Así que en ello estamos. Tras alguna vacilación, se ha convertido casi en una extensión de nuestra casa, sólo que aquí el suelo está lleno de agujeros misteriosos por los que aparecen y se esconden todo tipo de seres. Capítulo aparte es la convivencia con otros pequeños y sus adultos acompañantes, el primer escenario en el que medimos fuerzas, debilidades y miedos. Eso que llamamos socialización y no es otra cosa que hallar un espacio en el que sentirnos cómodos y nos quieran, el principal objetivo de la vida, para gran parte de los humanos al menos.

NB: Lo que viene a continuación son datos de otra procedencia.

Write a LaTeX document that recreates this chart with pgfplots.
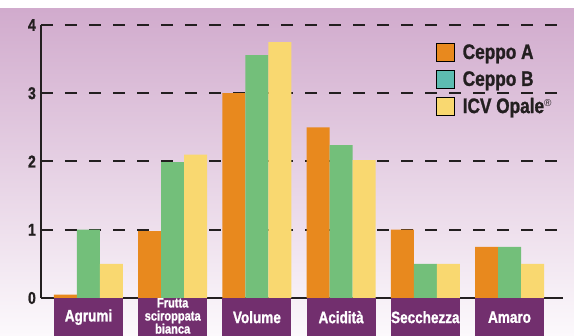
\documentclass[border=0pt]{standalone}
\usepackage{fontspec}
\setmainfont{Liberation Sans}
\newfontfamily\cond{Liberation Sans}[FakeStretch=0.82, FakeBold=1.2]
\usepackage{pgfplots}
\pgfplotsset{compat=1.18}
\definecolor{cA}{HTML}{E8891E}
\definecolor{cB}{HTML}{73BF7A}
\definecolor{cBleg}{HTML}{5DBCB1}
\definecolor{cC}{HTML}{F9D870}
\definecolor{purp}{HTML}{722F6E}
\definecolor{ink}{HTML}{231F20}
\definecolor{bgtop}{HTML}{D1ABCD}
\definecolor{bgmid}{HTML}{E2CBE2}
\definecolor{bgbot}{HTML}{FCF9FC}
\pgfplotsset{sq legend/.style={legend image code/.code={\fill[##1] (0pt,-9pt) rectangle (18pt,9pt);}}}
\begin{document}
\begin{tikzpicture}[x=1pt,y=1pt]
\path[use as bounding box] (0,0) rectangle (574,336);
\fill[white] (0,0) rectangle (574,336);
\shade[top color=bgtop, middle color=bgmid, bottom color=bgbot] (0,0) rectangle (574,327);
\begin{axis}[
  at={(41pt,38pt)}, anchor=south west,
  scale only axis, width=522pt, height=273pt,
  xmin=-0.564, xmax=5.635, ymin=0, ymax=4,
  axis x line=bottom, axis y line=left,
  axis line style={line width=2pt, color=ink, -},
  major tick length=0pt,
  ytick={0,1,2,3,4},
  ymajorgrids,
  grid style={dash pattern=on 12pt off 12pt, line width=2pt, color=ink},
  /pgf/number format/assume math mode=true,
  yticklabel style={font=\cond\bfseries\fontsize{17}{17}\selectfont, text=ink, inner sep=0pt, xshift=-5pt},
  xtick={0,1,2,3,4,5},
  xticklabels={Agrumi, {\fontsize{13.5}{10.8}\selectfont\begin{tabular}{@{}c@{}}Frutta\\sciroppata\\bianca\end{tabular}}, Volume, Acidità, Secchezza, Amaro},
  xticklabel style={fill=purp, text=white, minimum width=69pt, minimum height=38pt, inner sep=0pt, anchor=north, align=center, font=\cond\bfseries\fontsize{16.5}{16.5}\selectfont},
  ybar, bar width=23pt,
  legend style={at={(0.757,0.934)}, anchor=north west, draw=none, fill=none, inner sep=0pt, row sep=8.5pt, font=\cond\bfseries\fontsize{21}{21}\selectfont, text=ink, nodes={inner sep=0pt}, /tikz/every odd column/.append style={column sep=8pt}},
  legend cell align=left,
]
\addplot[fill=cA, draw=none, bar shift=-23pt, forget plot] coordinates {(0,0.05) (1,0.98) (2,3.0) (3,2.5) (4,1.0) (5,0.75)};
\addplot[fill=cB, draw=none, bar shift=0pt, forget plot] coordinates {(0,1.0) (1,1.99) (2,3.56) (3,2.24) (4,0.5) (5,0.75)};
\addplot[fill=cC, draw=none, bar shift=23pt, forget plot] coordinates {(0,0.5) (1,2.1) (2,3.75) (3,2.02) (4,0.5) (5,0.5)};
\addlegendimage{sq legend, fill=cA}
\addlegendentry{Ceppo A}
\addlegendimage{sq legend, fill=cBleg}
\addlegendentry{Ceppo B}
\addlegendimage{sq legend, fill=cC}
\addlegendentry{ICV Opale{\normalfont\fontsize{10}{10}\selectfont\raisebox{7pt}{®}}}
\end{axis}
\end{tikzpicture}
\end{document}
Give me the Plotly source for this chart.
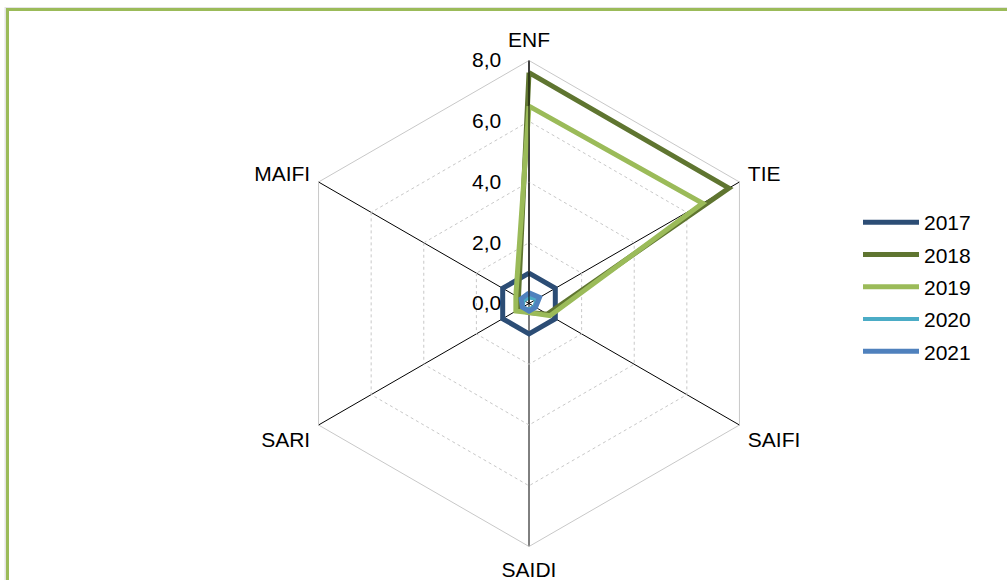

Como socializar no figura entre mis fortalezas, intento que Inés vuele libre y no se lastre con mis miedos. La lista es mayor de lo que pensaba: a no caerse del columpio sumo la preocupación por no acapararlo demasiado tiempo, por no romper juguetes ajenos, por no molestar a los demás. Y por primera vez, siento temor a que mi hija no encuentre amigos con los que jugar. Intento que no se note demasiado y permanezco a distancia prudencial mientras ella actúa, algo retraída al principio, más segura después.
Verla abrirse al mundo reaviva imágenes de mi infancia que ni siquiera recordaba. Momentos alegres, pero también de inseguridad y angustia; el temor a no merecer los afectos, la sensación de valer menos que los demás. Me pregunto si Inés lo habrá heredado, junto a la propensión a los resfriados y las canas precoces. La veo cruzar por el agujero de un seto y reír a carcajadas con otra niña, un sonido que ahuyenta fantasmas y disipa malos recuerdos. El parque no es tan terrible, después de todo.